— Start of Data section —

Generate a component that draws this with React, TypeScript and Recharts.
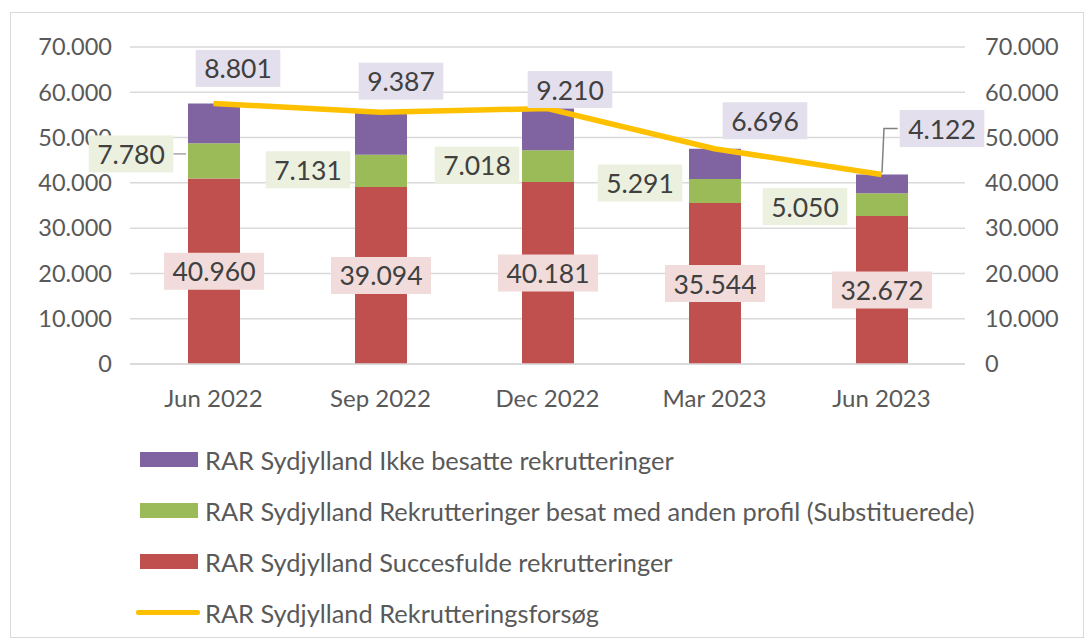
import React from "react";
import {
    ComposedChart,
    Bar,
    Line,
    XAxis,
    YAxis,
    CartesianGrid,
    LabelList,
} from "recharts";

const categories = ["Jun 2022", "Sep 2022", "Dec 2022", "Mar 2023", "Jun 2023"];
const succesfulde = [40960, 39094, 40181, 35544, 32672];
const substituerede = [7780, 7131, 7018, 5291, 5050];
const ikkeBesatte = [8801, 9387, 9210, 6696, 4122];
const rekrutteringsforsoeg = [57541, 55612, 56409, 47531, 41844];
const yTicks = [0, 10000, 20000, 30000, 40000, 50000, 60000, 70000];

const seriesNames = {
    ikke: "RAR Sydjylland Ikke besatte rekrutteringer",
    subst: "RAR Sydjylland Rekrutteringer besat med anden profil (Substituerede)",
    succes: "RAR Sydjylland Succesfulde rekrutteringer",
    forsoeg: "RAR Sydjylland Rekrutteringsforsøg",
};

const data = categories.map((name, i) => ({
    name,
    succes: succesfulde[i],
    subst: substituerede[i],
    ikke: ikkeBesatte[i],
    forsoeg: rekrutteringsforsoeg[i],
}));

// label placement (dragged labels in the original)
const greenOffsets = [
    { dx: -83, dy: -7 },
    { dx: -73, dy: -1 },
    { dx: -71, dy: -1 },
    { dx: -75, dy: -8 },
    { dx: -77, dy: 2 },
];
const purpleOffsets = [
    { dx: 24, dy: -35 },
    { dx: 20, dy: -31 },
    { dx: 22, dy: -19 },
    { dx: 50, dy: -28 },
    { dx: 60, dy: -46 },
];

const FONT = "Lato, 'Open Sans', sans-serif";
const TEXT = "#595959";
const LABEL_TEXT = "#404040";
const RED = "#c0504d";
const GREEN = "#9bbb59";
const PURPLE = "#8064a2";
const YELLOW = "#ffc000";

const fmt = (v: number) => String(v).replace(/\B(?=(\d{3})+(?!\d))/g, ".");

const textWidth = (s: string, f: number) =>
    s.split("").reduce((w, c) => w + (c === "." ? 0.27 : 0.58) * f, 0);

const makeLabel = (kind: "red" | "green" | "purple") => (props: any) => {
    const vb = props.viewBox || props;
    const x = Number(vb.x ?? props.x);
    const width = Number(vb.width ?? props.width);
    let y = Number(vb.y ?? props.y);
    let height = Number(vb.height ?? props.height);
    if (height < 0) {
        y = y + height;
        height = -height;
    }
    const index = props.index;
    const text = fmt(Number(props.value));
    const fontSize = 26.5;
    const bw = textWidth(text, fontSize) + 16;
    const bh = 37;
    const cx = x + width / 2;
    let lx = cx;
    let ly = y + height / 2;
    let bg = "#f2dcdb";
    if (kind === "green") {
        lx = cx + greenOffsets[index].dx;
        ly = y + height / 2 + greenOffsets[index].dy;
        bg = "#ebf1de";
    } else if (kind === "purple") {
        lx = cx + purpleOffsets[index].dx;
        ly = y + purpleOffsets[index].dy;
        bg = "#e4dfec";
    }
    let leader = null;
    if (kind === "green" && index === 0) {
        leader = (
            <line x1={lx + bw / 2} y1={ly} x2={x - 2} y2={ly} stroke="#a6a6a6" strokeWidth={1.5} />
        );
    }
    if (kind === "purple" && index === 4) {
        leader = (
            <polyline
                points={`${cx},${y - 2} ${cx + 2},${ly} ${lx - bw / 2 - 2},${ly}`}
                fill="none"
                stroke="#808080"
                strokeWidth={1.5}
            />
        );
    }
    return (
        <g>
            {leader}
            <rect x={lx - bw / 2} y={ly - bh / 2} width={bw} height={bh} fill={bg} />
            <text
                x={lx}
                y={ly}
                textAnchor="middle"
                dominantBaseline="central"
                fontSize={fontSize}
                fontFamily={FONT}
                fill={LABEL_TEXT}
            >
                {text}
            </text>
        </g>
    );
};

const legendItems = [
    { name: seriesNames.ikke, color: PURPLE, type: "rect" },
    { name: seriesNames.subst, color: GREEN, type: "rect" },
    { name: seriesNames.succes, color: RED, type: "rect" },
    { name: seriesNames.forsoeg, color: YELLOW, type: "line" },
];

const ChartLegend = () => (
    <div style={{ position: "absolute", left: 136, top: 434, fontFamily: FONT }}>
        {legendItems.map((item) => (
            <div
                key={item.name}
                style={{ display: "flex", alignItems: "center", height: 51, fontSize: 25.4, color: TEXT, whiteSpace: "nowrap" }}
            >
                {item.type === "rect" ? (
                    <span
                        style={{ display: "inline-block", width: 58, height: 15, marginLeft: 4, marginRight: 7, background: item.color }}
                    />
                ) : (
                    <span
                        style={{ display: "inline-block", width: 64, height: 5, marginRight: 5, background: item.color, borderRadius: 2 }}
                    />
                )}
                <span>{item.name}</span>
            </div>
        ))}
    </div>
);

export default function App() {
    return (
        <div
            style={{
                position: "absolute",
                left: 0,
                top: 0,
                width: 1090,
                height: 644,
                background: "#ffffff",
                overflow: "hidden",
            }}
        >
            <div
                style={{
                    position: "absolute",
                    left: 10,
                    top: 12,
                    width: 1072,
                    height: 624,
                    border: "1px solid #d9d9d9",
                }}
            />
            <div style={{ position: "absolute", left: 0, top: 0 }}>
                <ComposedChart
                    width={1090}
                    height={430}
                    data={data}
                    margin={{ top: 47, right: 0, bottom: 0, left: 0 }}
                >
                    <CartesianGrid yAxisId="left" vertical={false} stroke="#d9d9d9" strokeWidth={1.5} />
                    <XAxis
                        dataKey="name"
                        height={66}
                        tickLine={false}
                        axisLine={{ stroke: "#d9d9d9", strokeWidth: 1.5 }}
                        tickSize={0}
                        tickMargin={26}
                        tick={{ fontSize: 24, fill: TEXT, fontFamily: FONT }}
                    />
                    <YAxis
                        yAxisId="left"
                        width={130}
                        domain={[0, 70000]}
                        ticks={yTicks}
                        tickFormatter={fmt}
                        tickLine={false}
                        axisLine={false}
                        tickSize={0}
                        tickMargin={18}
                        tick={{ fontSize: 23.5, fill: TEXT, fontFamily: FONT }}
                    />
                    <YAxis
                        yAxisId="right"
                        orientation="right"
                        width={125}
                        domain={[0, 70000]}
                        ticks={yTicks}
                        tickFormatter={fmt}
                        tickLine={false}
                        axisLine={false}
                        tickSize={0}
                        tickMargin={20}
                        tick={{ fontSize: 23.5, fill: TEXT, fontFamily: FONT }}
                    />
                    <Bar yAxisId="left" dataKey="succes" name={seriesNames.succes} stackId="a" fill={RED} barSize={52} isAnimationActive={false}>
                        <LabelList dataKey="succes" content={makeLabel("red")} />
                    </Bar>
                    <Bar yAxisId="left" dataKey="subst" name={seriesNames.subst} stackId="a" fill={GREEN} barSize={52} isAnimationActive={false}>
                        <LabelList dataKey="subst" content={makeLabel("green")} />
                    </Bar>
                    <Bar yAxisId="left" dataKey="ikke" name={seriesNames.ikke} stackId="a" fill={PURPLE} barSize={52} isAnimationActive={false}>
                        <LabelList dataKey="ikke" content={makeLabel("purple")} />
                    </Bar>
                    <Line
                        yAxisId="right"
                        type="linear"
                        dataKey="forsoeg"
                        name={seriesNames.forsoeg}
                        stroke={YELLOW}
                        strokeWidth={5.5}
                        dot={false}
                        activeDot={false}
                        isAnimationActive={false}
                    />
                </ComposedChart>
            </div>
            <ChartLegend />
        </div>
    );
}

— End of Data section —

What is required:
Skipping the pictures, transcribe each line above exactly as it appears.

Output:
Generate a component that draws this with React, TypeScript and Recharts.
import React from "react";
import {
    ComposedChart,
    Bar,
    Line,
    XAxis,
    YAxis,
    CartesianGrid,
    LabelList,
} from "recharts";

const categories = ["Jun 2022", "Sep 2022", "Dec 2022", "Mar 2023", "Jun 2023"];
const succesfulde = [40960, 39094, 40181, 35544, 32672];
const substituerede = [7780, 7131, 7018, 5291, 5050];
const ikkeBesatte = [8801, 9387, 9210, 6696, 4122];
const rekrutteringsforsoeg = [57541, 55612, 56409, 47531, 41844];
const yTicks = [0, 10000, 20000, 30000, 40000, 50000, 60000, 70000];

const seriesNames = {
    ikke: "RAR Sydjylland Ikke besatte rekrutteringer",
    subst: "RAR Sydjylland Rekrutteringer besat med anden profil (Substituerede)",
    succes: "RAR Sydjylland Succesfulde rekrutteringer",
    forsoeg: "RAR Sydjylland Rekrutteringsforsøg",
};

const data = categories.map((name, i) => ({
    name,
    succes: succesfulde[i],
    subst: substituerede[i],
    ikke: ikkeBesatte[i],
    forsoeg: rekrutteringsforsoeg[i],
}));

// label placement (dragged labels in the original)
const greenOffsets = [
    { dx: -83, dy: -7 },
    { dx: -73, dy: -1 },
    { dx: -71, dy: -1 },
    { dx: -75, dy: -8 },
    { dx: -77, dy: 2 },
];
const purpleOffsets = [
    { dx: 24, dy: -35 },
    { dx: 20, dy: -31 },
    { dx: 22, dy: -19 },
    { dx: 50, dy: -28 },
    { dx: 60, dy: -46 },
];

const FONT = "Lato, 'Open Sans', sans-serif";
const TEXT = "#595959";
const LABEL_TEXT = "#404040";
const RED = "#c0504d";
const GREEN = "#9bbb59";
const PURPLE = "#8064a2";
const YELLOW = "#ffc000";

const fmt = (v: number) => String(v).replace(/\B(?=(\d{3})+(?!\d))/g, ".");

const textWidth = (s: string, f: number) =>
    s.split("").reduce((w, c) => w + (c === "." ? 0.27 : 0.58) * f, 0);

const makeLabel = (kind: "red" | "green" | "purple") => (props: any) => {
    const vb = props.viewBox || props;
    const x = Number(vb.x ?? props.x);
    const width = Number(vb.width ?? props.width);
    let y = Number(vb.y ?? props.y);
    let height = Number(vb.height ?? props.height);
    if (height < 0) {
        y = y + height;
        height = -height;
    }
    const index = props.index;
    const text = fmt(Number(props.value));
    const fontSize = 26.5;
    const bw = textWidth(text, fontSize) + 16;
    const bh = 37;
    const cx = x + width / 2;
    let lx = cx;
    let ly = y + height / 2;
    let bg = "#f2dcdb";
    if (kind === "green") {
        lx = cx + greenOffsets[index].dx;
        ly = y + height / 2 + greenOffsets[index].dy;
        bg = "#ebf1de";
    } else if (kind === "purple") {
        lx = cx + purpleOffsets[index].dx;
        ly = y + purpleOffsets[index].dy;
        bg = "#e4dfec";
    }
    let leader = null;
    if (kind === "green" && index === 0) {
        leader = (
            <line x1={lx + bw / 2} y1={ly} x2={x - 2} y2={ly} stroke="#a6a6a6" strokeWidth={1.5} />
        );
    }
    if (kind === "purple" && index === 4) {
        leader = (
            <polyline
                points={`${cx},${y - 2} ${cx + 2},${ly} ${lx - bw / 2 - 2},${ly}`}
                fill="none"
                stroke="#808080"
                strokeWidth={1.5}
            />
        );
    }
    return (
        <g>
            {leader}
            <rect x={lx - bw / 2} y={ly - bh / 2} width={bw} height={bh} fill={bg} />
            <text
                x={lx}
                y={ly}
                textAnchor="middle"
                dominantBaseline="central"
                fontSize={fontSize}
                fontFamily={FONT}
                fill={LABEL_TEXT}
            >
                {text}
            </text>
        </g>
    );
};

const legendItems = [
    { name: seriesNames.ikke, color: PURPLE, type: "rect" },
    { name: seriesNames.subst, color: GREEN, type: "rect" },
    { name: seriesNames.succes, color: RED, type: "rect" },
    { name: seriesNames.forsoeg, color: YELLOW, type: "line" },
];

const ChartLegend = () => (
    <div style={{ position: "absolute", left: 136, top: 434, fontFamily: FONT }}>
        {legendItems.map((item) => (
            <div
                key={item.name}
                style={{ display: "flex", alignItems: "center", height: 51, fontSize: 25.4, color: TEXT, whiteSpace: "nowrap" }}
            >
                {item.type === "rect" ? (
                    <span
                        style={{ display: "inline-block", width: 58, height: 15, marginLeft: 4, marginRight: 7, background: item.color }}
                    />
                ) : (
                    <span
                        style={{ display: "inline-block", width: 64, height: 5, marginRight: 5, background: item.color, borderRadius: 2 }}
                    />
                )}
                <span>{item.name}</span>
            </div>
        ))}
    </div>
);

export default function App() {
    return (
        <div
            style={{
                position: "absolute",
                left: 0,
                top: 0,
                width: 1090,
                height: 644,
                background: "#ffffff",
                overflow: "hidden",
            }}
        >
            <div
                style={{
                    position: "absolute",
                    left: 10,
                    top: 12,
                    width: 1072,
                    height: 624,
                    border: "1px solid #d9d9d9",
                }}
            />
            <div style={{ position: "absolute", left: 0, top: 0 }}>
                <ComposedChart
                    width={1090}
                    height={430}
                    data={data}
                    margin={{ top: 47, right: 0, bottom: 0, left: 0 }}
                >
                    <CartesianGrid yAxisId="left" vertical={false} stroke="#d9d9d9" strokeWidth={1.5} />
                    <XAxis
                        dataKey="name"
                        height={66}
                        tickLine={false}
                        axisLine={{ stroke: "#d9d9d9", strokeWidth: 1.5 }}
                        tickSize={0}
                        tickMargin={26}
                        tick={{ fontSize: 24, fill: TEXT, fontFamily: FONT }}
                    />
                    <YAxis
                        yAxisId="left"
                        width={130}
                        domain={[0, 70000]}
                        ticks={yTicks}
                        tickFormatter={fmt}
                        tickLine={false}
                        axisLine={false}
                        tickSize={0}
                        tickMargin={18}
                        tick={{ fontSize: 23.5, fill: TEXT, fontFamily: FONT }}
                    />
                    <YAxis
                        yAxisId="right"
                        orientation="right"
                        width={125}
                        domain={[0, 70000]}
                        ticks={yTicks}
                        tickFormatter={fmt}
                        tickLine={false}
                        axisLine={false}
                        tickSize={0}
                        tickMargin={20}
                        tick={{ fontSize: 23.5, fill: TEXT, fontFamily: FONT }}
                    />
                    <Bar yAxisId="left" dataKey="succes" name={seriesNames.succes} stackId="a" fill={RED} barSize={52} isAnimationActive={false}>
                        <LabelList dataKey="succes" content={makeLabel("red")} />
                    </Bar>
                    <Bar yAxisId="left" dataKey="subst" name={seriesNames.subst} stackId="a" fill={GREEN} barSize={52} isAnimationActive={false}>
                        <LabelList dataKey="subst" content={makeLabel("green")} />
                    </Bar>
                    <Bar yAxisId="left" dataKey="ikke" name={seriesNames.ikke} stackId="a" fill={PURPLE} barSize={52} isAnimationActive={false}>
                        <LabelList dataKey="ikke" content={makeLabel("purple")} />
                    </Bar>
                    <Line
                        yAxisId="right"
                        type="linear"
                        dataKey="forsoeg"
                        name={seriesNames.forsoeg}
                        stroke={YELLOW}
                        strokeWidth={5.5}
                        dot={false}
                        activeDot={false}
                        isAnimationActive={false}
                    />
                </ComposedChart>
            </div>
            <ChartLegend />
        </div>
    );
}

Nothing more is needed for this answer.